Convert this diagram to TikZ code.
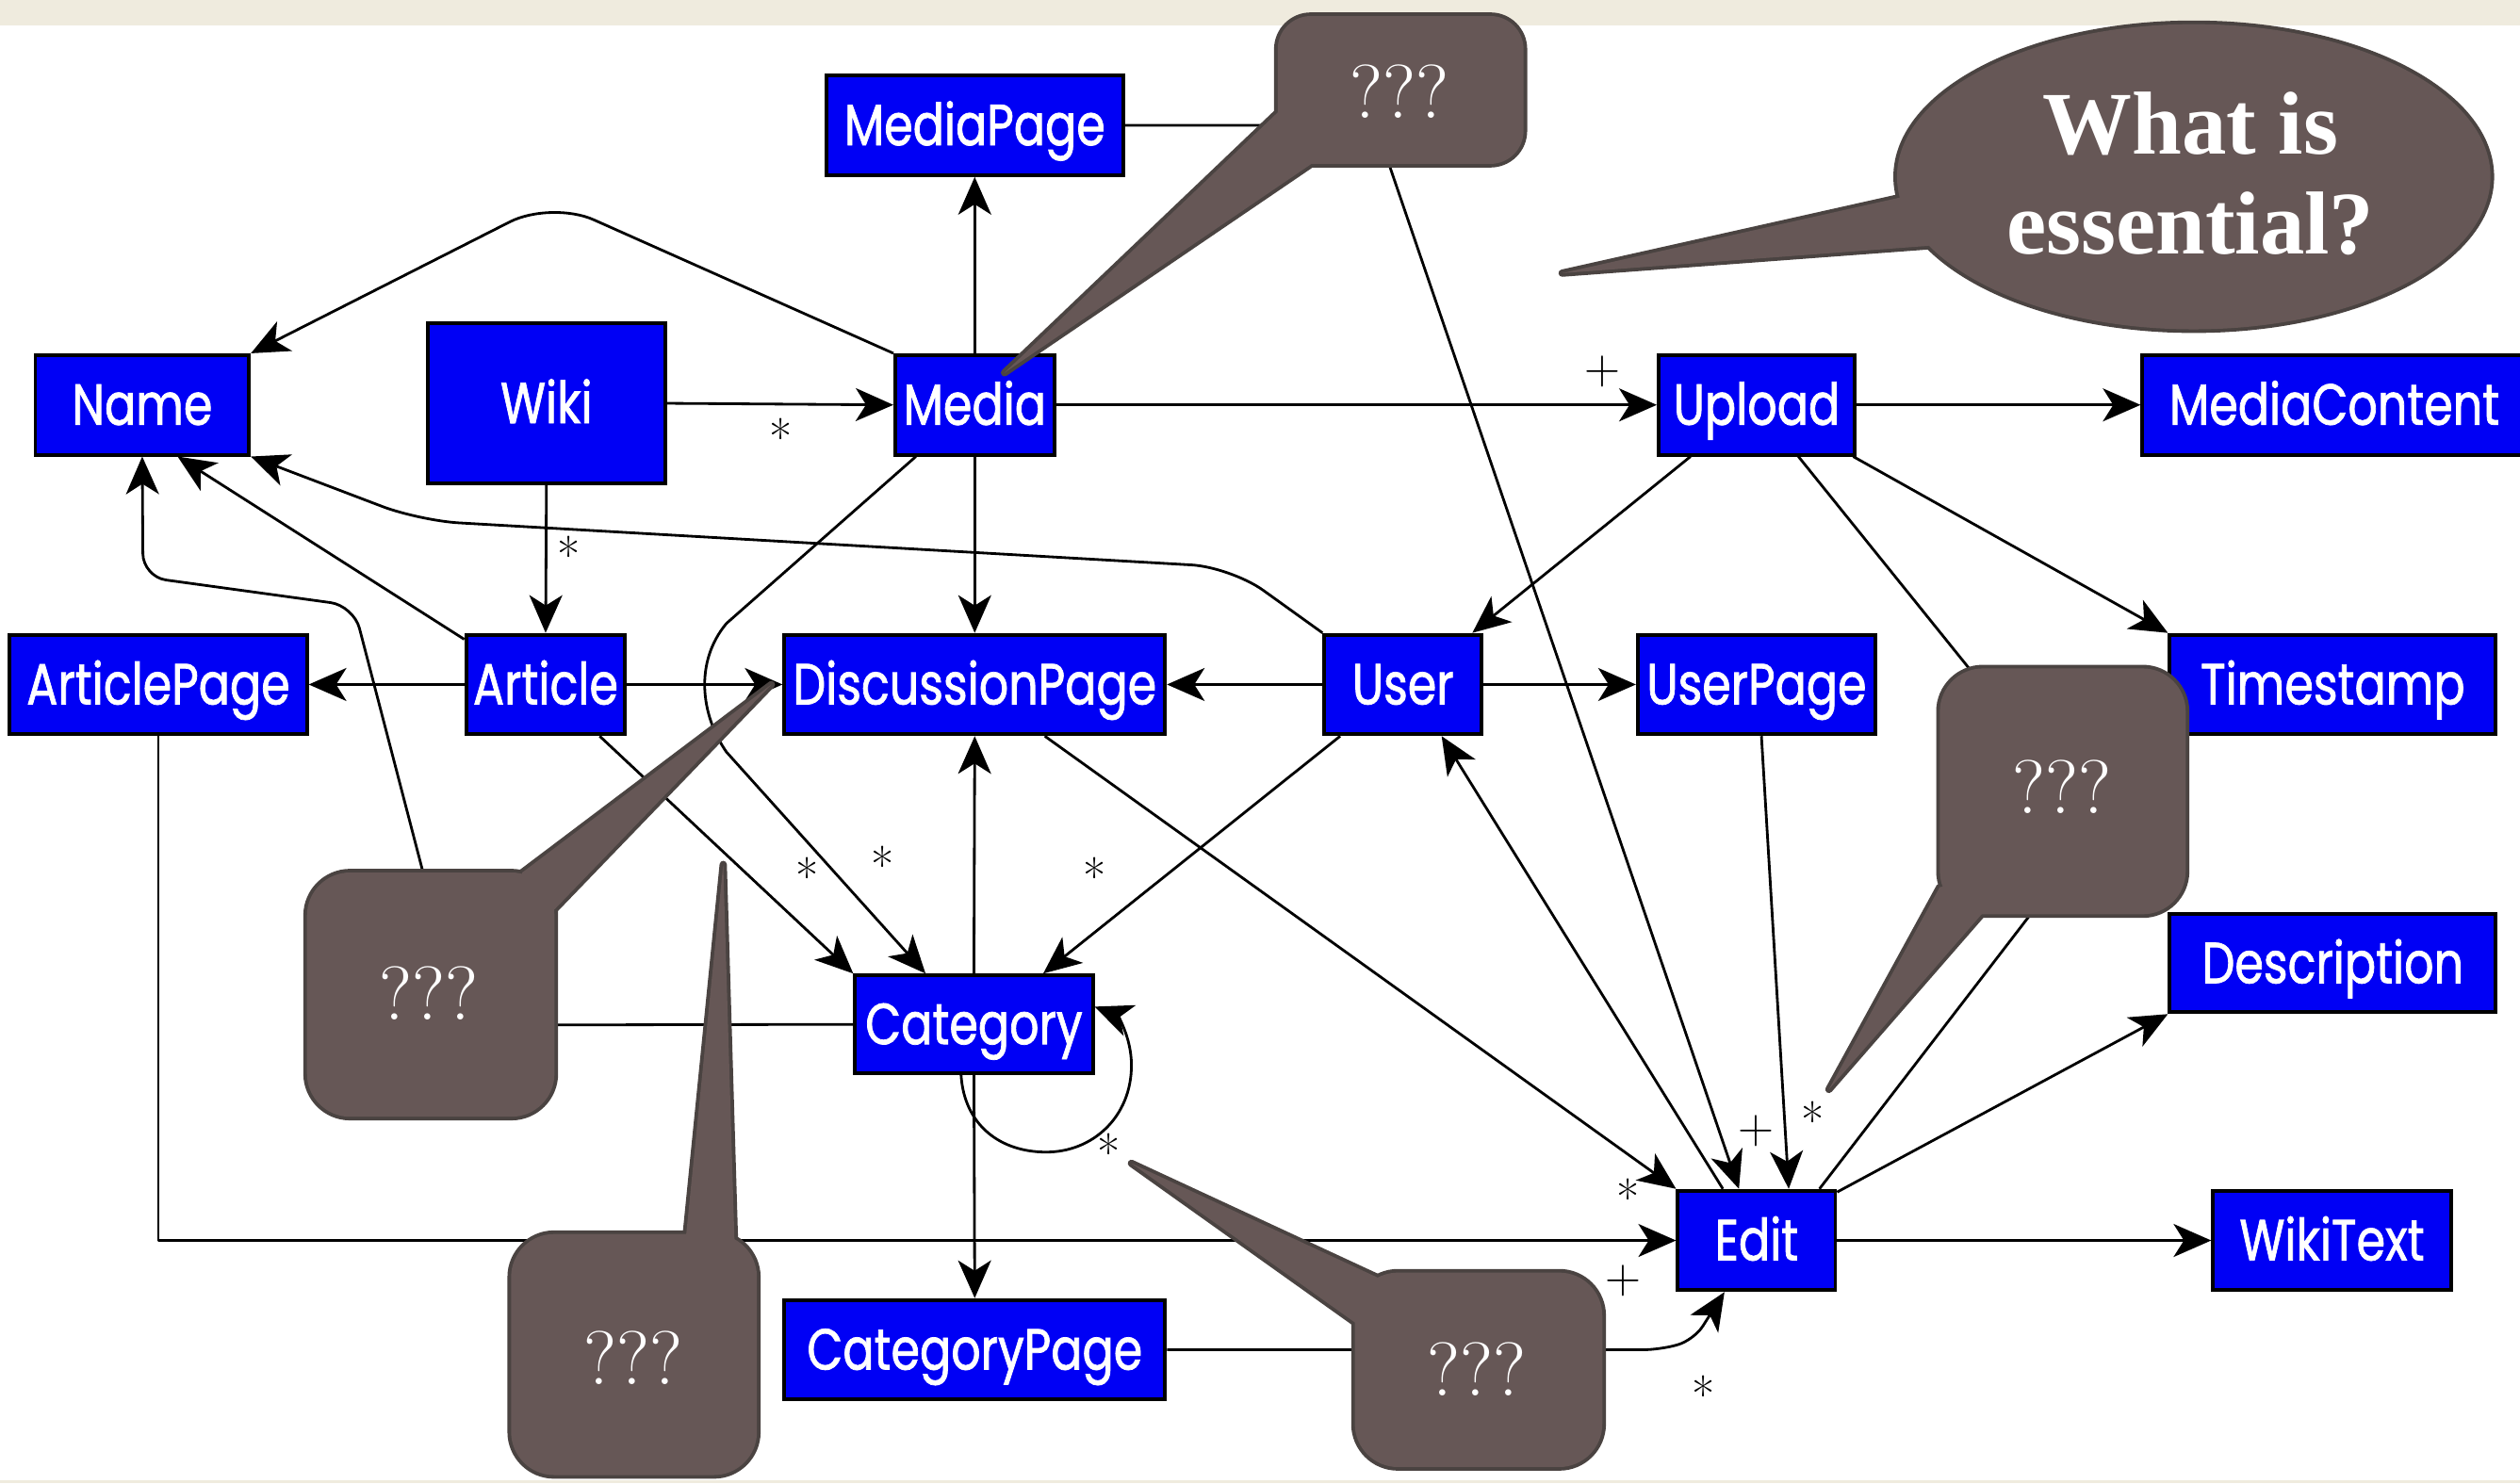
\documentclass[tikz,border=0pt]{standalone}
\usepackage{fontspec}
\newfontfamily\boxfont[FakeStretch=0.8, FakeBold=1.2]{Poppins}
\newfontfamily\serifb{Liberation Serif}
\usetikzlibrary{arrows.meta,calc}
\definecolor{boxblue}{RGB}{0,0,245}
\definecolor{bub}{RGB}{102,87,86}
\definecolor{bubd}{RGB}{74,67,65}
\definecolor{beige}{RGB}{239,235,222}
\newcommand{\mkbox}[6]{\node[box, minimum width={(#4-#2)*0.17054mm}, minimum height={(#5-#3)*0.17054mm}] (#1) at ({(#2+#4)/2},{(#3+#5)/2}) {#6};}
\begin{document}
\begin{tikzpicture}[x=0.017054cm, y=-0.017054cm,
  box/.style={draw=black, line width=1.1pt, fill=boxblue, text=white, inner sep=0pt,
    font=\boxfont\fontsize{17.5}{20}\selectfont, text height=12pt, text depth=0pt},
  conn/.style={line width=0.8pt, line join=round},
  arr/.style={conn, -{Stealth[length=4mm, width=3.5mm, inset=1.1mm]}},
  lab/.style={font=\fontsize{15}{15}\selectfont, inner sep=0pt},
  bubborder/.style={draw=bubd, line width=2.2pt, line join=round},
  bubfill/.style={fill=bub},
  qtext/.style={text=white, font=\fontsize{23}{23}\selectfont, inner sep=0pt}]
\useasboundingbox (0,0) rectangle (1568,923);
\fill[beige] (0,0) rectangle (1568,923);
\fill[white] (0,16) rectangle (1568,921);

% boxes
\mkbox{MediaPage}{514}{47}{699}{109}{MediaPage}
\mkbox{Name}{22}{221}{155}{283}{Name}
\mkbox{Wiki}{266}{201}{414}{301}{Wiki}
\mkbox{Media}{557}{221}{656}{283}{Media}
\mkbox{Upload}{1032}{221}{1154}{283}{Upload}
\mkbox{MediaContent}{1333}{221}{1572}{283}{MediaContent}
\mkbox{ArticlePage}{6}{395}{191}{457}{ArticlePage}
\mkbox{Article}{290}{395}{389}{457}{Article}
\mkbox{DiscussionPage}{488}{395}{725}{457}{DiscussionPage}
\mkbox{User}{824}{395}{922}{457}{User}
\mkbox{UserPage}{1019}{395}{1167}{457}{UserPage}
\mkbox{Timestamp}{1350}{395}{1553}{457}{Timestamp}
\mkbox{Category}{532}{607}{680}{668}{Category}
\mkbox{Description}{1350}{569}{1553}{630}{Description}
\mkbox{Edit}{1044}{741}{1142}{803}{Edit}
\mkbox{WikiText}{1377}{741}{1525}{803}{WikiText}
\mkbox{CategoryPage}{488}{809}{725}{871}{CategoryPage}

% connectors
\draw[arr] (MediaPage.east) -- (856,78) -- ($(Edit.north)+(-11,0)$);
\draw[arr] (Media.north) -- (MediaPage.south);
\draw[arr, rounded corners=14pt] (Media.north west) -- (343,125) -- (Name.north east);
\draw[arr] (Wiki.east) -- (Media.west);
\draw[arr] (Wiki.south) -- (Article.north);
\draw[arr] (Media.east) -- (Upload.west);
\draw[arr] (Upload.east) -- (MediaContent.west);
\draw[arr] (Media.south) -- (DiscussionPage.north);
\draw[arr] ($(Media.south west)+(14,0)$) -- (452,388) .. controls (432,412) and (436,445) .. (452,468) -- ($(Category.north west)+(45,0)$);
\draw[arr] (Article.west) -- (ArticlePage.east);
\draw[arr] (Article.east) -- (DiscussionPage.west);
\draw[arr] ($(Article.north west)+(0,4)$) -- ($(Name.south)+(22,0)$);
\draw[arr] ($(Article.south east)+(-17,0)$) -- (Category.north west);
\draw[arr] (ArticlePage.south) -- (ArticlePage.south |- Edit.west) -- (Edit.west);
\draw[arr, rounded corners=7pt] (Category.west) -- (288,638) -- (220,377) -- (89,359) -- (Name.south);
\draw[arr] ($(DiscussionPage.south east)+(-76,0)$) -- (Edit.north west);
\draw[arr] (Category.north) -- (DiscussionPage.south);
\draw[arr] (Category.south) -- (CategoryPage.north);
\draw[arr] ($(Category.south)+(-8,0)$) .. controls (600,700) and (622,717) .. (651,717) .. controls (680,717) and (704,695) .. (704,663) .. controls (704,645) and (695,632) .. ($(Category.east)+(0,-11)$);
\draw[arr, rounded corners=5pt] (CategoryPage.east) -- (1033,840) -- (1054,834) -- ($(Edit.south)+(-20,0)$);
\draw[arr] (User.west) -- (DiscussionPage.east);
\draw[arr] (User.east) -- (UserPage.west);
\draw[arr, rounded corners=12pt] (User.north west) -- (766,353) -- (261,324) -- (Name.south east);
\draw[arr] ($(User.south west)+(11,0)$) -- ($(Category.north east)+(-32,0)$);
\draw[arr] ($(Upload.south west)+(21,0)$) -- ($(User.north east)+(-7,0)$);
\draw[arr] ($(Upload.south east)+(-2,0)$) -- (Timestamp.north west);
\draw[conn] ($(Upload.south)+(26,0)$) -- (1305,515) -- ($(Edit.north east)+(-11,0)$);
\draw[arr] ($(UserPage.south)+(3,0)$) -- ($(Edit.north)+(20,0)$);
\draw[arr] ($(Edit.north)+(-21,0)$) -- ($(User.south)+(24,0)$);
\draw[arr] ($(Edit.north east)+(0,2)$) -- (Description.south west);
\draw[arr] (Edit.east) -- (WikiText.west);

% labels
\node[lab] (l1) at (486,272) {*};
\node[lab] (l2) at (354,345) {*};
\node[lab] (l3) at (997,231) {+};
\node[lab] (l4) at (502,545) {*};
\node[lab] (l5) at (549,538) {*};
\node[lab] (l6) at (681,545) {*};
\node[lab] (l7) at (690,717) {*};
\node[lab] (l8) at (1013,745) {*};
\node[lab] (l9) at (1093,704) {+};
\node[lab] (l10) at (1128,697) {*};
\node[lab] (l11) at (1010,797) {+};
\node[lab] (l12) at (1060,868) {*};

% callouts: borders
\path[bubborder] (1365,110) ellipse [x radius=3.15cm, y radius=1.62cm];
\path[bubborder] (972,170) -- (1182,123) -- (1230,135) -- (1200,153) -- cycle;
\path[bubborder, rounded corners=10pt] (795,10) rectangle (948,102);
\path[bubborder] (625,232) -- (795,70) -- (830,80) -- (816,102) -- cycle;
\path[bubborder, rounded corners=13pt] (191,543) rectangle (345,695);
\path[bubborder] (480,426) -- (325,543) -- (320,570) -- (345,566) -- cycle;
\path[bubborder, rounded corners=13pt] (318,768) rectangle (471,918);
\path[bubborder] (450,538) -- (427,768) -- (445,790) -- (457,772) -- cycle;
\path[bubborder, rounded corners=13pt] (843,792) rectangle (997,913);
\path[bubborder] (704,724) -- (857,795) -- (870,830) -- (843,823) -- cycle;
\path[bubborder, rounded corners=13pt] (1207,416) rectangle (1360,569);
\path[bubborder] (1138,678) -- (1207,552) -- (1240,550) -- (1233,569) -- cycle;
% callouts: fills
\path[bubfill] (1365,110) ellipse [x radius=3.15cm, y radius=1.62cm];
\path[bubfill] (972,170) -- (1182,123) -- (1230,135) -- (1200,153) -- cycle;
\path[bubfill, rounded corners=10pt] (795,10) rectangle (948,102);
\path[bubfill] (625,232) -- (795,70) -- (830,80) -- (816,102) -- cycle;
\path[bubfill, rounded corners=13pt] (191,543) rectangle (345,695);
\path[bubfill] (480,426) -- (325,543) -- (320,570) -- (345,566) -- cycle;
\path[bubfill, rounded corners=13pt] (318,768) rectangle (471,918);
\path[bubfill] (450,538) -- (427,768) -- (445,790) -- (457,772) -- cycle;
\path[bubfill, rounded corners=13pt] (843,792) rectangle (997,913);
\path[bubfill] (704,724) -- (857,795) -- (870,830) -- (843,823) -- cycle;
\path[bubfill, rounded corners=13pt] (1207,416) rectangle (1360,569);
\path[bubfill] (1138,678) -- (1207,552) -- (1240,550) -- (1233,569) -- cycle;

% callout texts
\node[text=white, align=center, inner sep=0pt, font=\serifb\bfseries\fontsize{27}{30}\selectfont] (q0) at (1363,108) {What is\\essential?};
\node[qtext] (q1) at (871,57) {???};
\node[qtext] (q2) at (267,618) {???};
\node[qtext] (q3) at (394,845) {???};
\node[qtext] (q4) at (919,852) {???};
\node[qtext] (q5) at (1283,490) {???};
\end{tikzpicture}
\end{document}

> _Directions for this task_
Would you reproduce the lines above, from the very first through the line containing "(0,16) rectangle (1568,921);", exactly and without the pictures?

> _Result for this exercise_
Convert this diagram to TikZ code.
\documentclass[tikz,border=0pt]{standalone}
\usepackage{fontspec}
\newfontfamily\boxfont[FakeStretch=0.8, FakeBold=1.2]{Poppins}
\newfontfamily\serifb{Liberation Serif}
\usetikzlibrary{arrows.meta,calc}
\definecolor{boxblue}{RGB}{0,0,245}
\definecolor{bub}{RGB}{102,87,86}
\definecolor{bubd}{RGB}{74,67,65}
\definecolor{beige}{RGB}{239,235,222}
\newcommand{\mkbox}[6]{\node[box, minimum width={(#4-#2)*0.17054mm}, minimum height={(#5-#3)*0.17054mm}] (#1) at ({(#2+#4)/2},{(#3+#5)/2}) {#6};}
\begin{document}
\begin{tikzpicture}[x=0.017054cm, y=-0.017054cm,
  box/.style={draw=black, line width=1.1pt, fill=boxblue, text=white, inner sep=0pt,
    font=\boxfont\fontsize{17.5}{20}\selectfont, text height=12pt, text depth=0pt},
  conn/.style={line width=0.8pt, line join=round},
  arr/.style={conn, -{Stealth[length=4mm, width=3.5mm, inset=1.1mm]}},
  lab/.style={font=\fontsize{15}{15}\selectfont, inner sep=0pt},
  bubborder/.style={draw=bubd, line width=2.2pt, line join=round},
  bubfill/.style={fill=bub},
  qtext/.style={text=white, font=\fontsize{23}{23}\selectfont, inner sep=0pt}]
\useasboundingbox (0,0) rectangle (1568,923);
\fill[beige] (0,0) rectangle (1568,923);
\fill[white] (0,16) rectangle (1568,921);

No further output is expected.